Près de 2,5 millions de musulmans de 189 nationalités se sont rassemblés jeudi sur le mont Arafat, temps fort du hajj, où les pèlerins des pays du Printemps arabe prient pour la liberté ou la stabilité.

« Oh Dieu me voilà, répondant à ton appel », répètent en choeur les pèlerins, en arrivant dans cette plaine aride située près de La Mecque, au deuxième jour du pèlerinage annuel, plus grand rassemblement humain au monde.

Un groupe de Syriens brandissait un énorme drapeau de la rébellion qui se poursuit depuis 19 mois contre le régime du président Bachar al-Assad, malgré les violences qui ont fait plus de 35 000 morts selon une ONG.

« Dieu, provoque la fin de Bachar », implore tout haut Ahmad Al-Mohammad, un pèlerin syrien de 30 ans parvenu à grand-peine au sommet du mont de la Miséricorde, une petite colline surplombant la plaine, ignorant les appels au silence de sa mère : « Les troupes du régime tueront toute notre famille là-bas ».

Le gouvernement syrien n'a pas envoyé de pèlerins cette année, mais les autorités saoudiennes ont délivré des visas aux Syriens réfugiés en Jordanie ou au Liban qui souhaitaient accomplir le pèlerinage.

Si les violences font rage en Syrie, les autres pays du Printemps arabe - Tunisie, Égypte, Libye ou Yémen - où des régimes autoritaires ont été renversés, connaissent encore des troubles.

Ruqaya al-Faitouri, une Libyenne de 58 ans, affirme prier pour « la sécurité et la stabilité en Libye et dans tous les autres pays arabes et musulmans ».

« La situation en Libye commence à revenir à la normale malgré quelques difficultés », affirme cette femme qui ne trouve pas les mots pour exprimer sa joie d'effectuer le pèlerinage.

Pour May, une Égyptienne de 34 ans vêtue d'une abaya beige, la liberté « est un sentiment nouveau ». « Je prie pour la paix en Égypte et dans tous les pays musulmans », explique-t-elle.

Sur les pas du prophète

Un grand nombre de pèlerins ont passé la nuit à Arafat, dans des dizaines de milliers de tentes blanches, alors que d'autres sont arrivés à l'aube, marchant sur les pas du prophète Mahomet, mais également d'Abraham, selon la tradition coranique.

« Nous venons de La Mecque. Nous avons fait à pied le trajet depuis la grande mosquée jusqu'à la vallée de Mina, puis nous avons pris le bus. Plus nous nous fatiguons, plus Dieu nous récompensera », affirme un Égyptien assis sur une natte avec des membres de sa famille.

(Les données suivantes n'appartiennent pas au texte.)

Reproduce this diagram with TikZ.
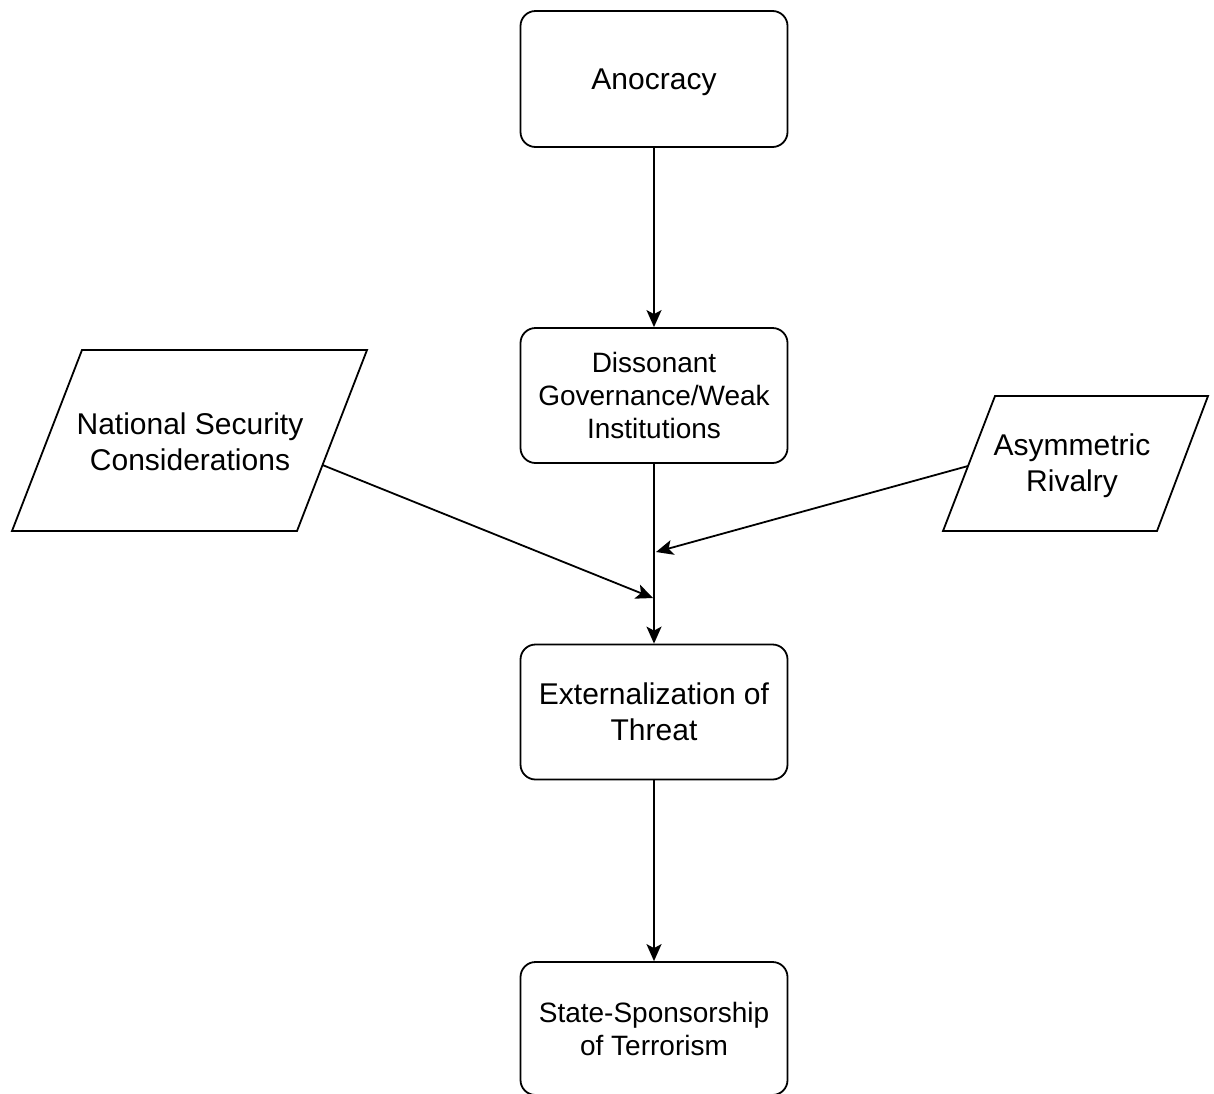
\documentclass[tikz,border=0pt]{standalone}
\usepackage{fontspec}
\setmainfont{Liberation Sans}
\usetikzlibrary{arrows.meta}
\begin{document}
\begin{tikzpicture}[x=1pt,y=-1pt,
  box/.style={draw, line width=1.8pt, rounded corners=15pt, minimum width=267pt, minimum height=135pt, align=center, inner sep=0pt, text depth=0pt},
  big/.style={font=\fontsize{30}{36}\selectfont},
  small/.style={font=\fontsize{28}{33}\selectfont},
  para/.style={draw, line width=1.8pt, line join=miter},
  arr/.style={line width=1.8pt, -{Stealth[length=17pt,width=15pt,inset=4pt]}},
  lbl/.style={align=center, inner sep=0pt, text depth=0pt}]
\useasboundingbox (0,0) rectangle (1214,1093);

% boxes
\node[box,big,minimum height=136pt] (ano) at (654,79) {Anocracy};
\node[box,small] (dis) at (654,395.5) {Dissonant\\Governance/Weak\\Institutions};
\node[box,big] (ext) at (654,712) {Externalization of\\Threat};
\node[box,small,minimum height=133pt] (ssp) at (654,1028.5) {State-Sponsorship\\of Terrorism};

% parallelograms
\coordinate (n1) at (82,350);
\coordinate (n2) at (367,350);
\coordinate (n3) at (297,531);
\coordinate (n4) at (12,531);
\draw[para] (n1) -- (n2) -- (n3) -- (n4) -- cycle;
\node[lbl,big] (nat) at (190,441.5) {National Security\\Considerations};

\coordinate (a1) at (995,396);
\coordinate (a2) at (1208,396);
\coordinate (a3) at (1157,531);
\coordinate (a4) at (943,531);
\draw[para] (a1) -- (a2) -- (a3) -- (a4) -- cycle;
\node[lbl,big] (asy) at (1072,463) {Asymmetric\\Rivalry};

% connector ends
\coordinate (natR) at (322.5,465);
\coordinate (asyL) at (968,466);
\coordinate (j1) at (653,598);
\coordinate (j2) at (656,552);

% connectors
\draw[arr] (ano) -- (dis);
\draw[arr] (dis) -- (ext);
\draw[arr] (ext) -- (ssp);
\draw[arr] (natR) -- (j1);
\draw[arr] (asyL) -- (j2);
\end{tikzpicture}
\end{document}
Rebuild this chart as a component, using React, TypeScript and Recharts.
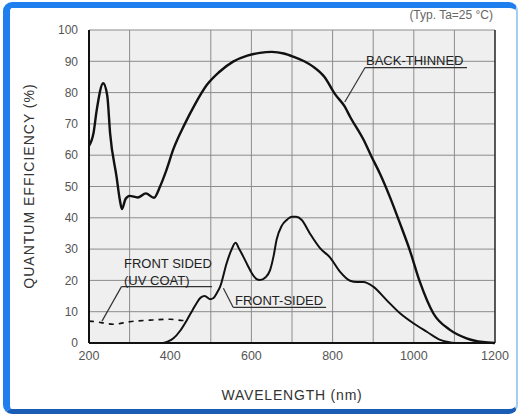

D'autres pèlerins vêtus d'un tissu blanc non cousu grimpent les escaliers glissants en pierre conduisant au sommet du mont de la Miséricorde, certains priant en pleurant d'émotion.

C'est au pied de ce mont que le prophète Mahomet a prononcé deux mois avant sa mort le « discours de l'adieu ».

À l'aide d'un haut-parleur, un imam répète aux fidèles : « Ni le Prophète ni ses compagnons n'ont jamais grimpé sur cette colline. Je vous prie, ne l'escaladez pas ». Par le passé, de nombreux pèlerins ont glissé en tentant d'escalader ce mont ou sont morts dans des bousculades.

Aucun incident majeur n'a été signalé jusqu'à présent dans les lieux saints où plus de 100 000 membres des forces de l'ordre étaient mobilisés pour assurer le déroulement dans le calme du pèlerinage.

Le gouverneur de La Mecque, le prince Khaled Al-Fayçal, a déclaré que plus de 1,75 million de pèlerins « de 189 nationalités » étaient arrivés de l'étranger, mais n'a pas fourni de chiffres sur le nombre des pèlerins venus de l'intérieur du pays, estimés généralement à environ 700 000.

Au coucher du soleil, les pèlerins doivent se rendre à Muzdalifah, où ils doivent ramasser des cailloux pour la lapidation de Satan, l'un des rituels qui commencent vendredi, au premier jour de l'Aïd al-Adha, ou fête du sacrifice.

Le hajj est l'un des cinq piliers de l'islam que tout fidèle est censé accomplir au moins une fois dans sa vie s'il en a les moyens.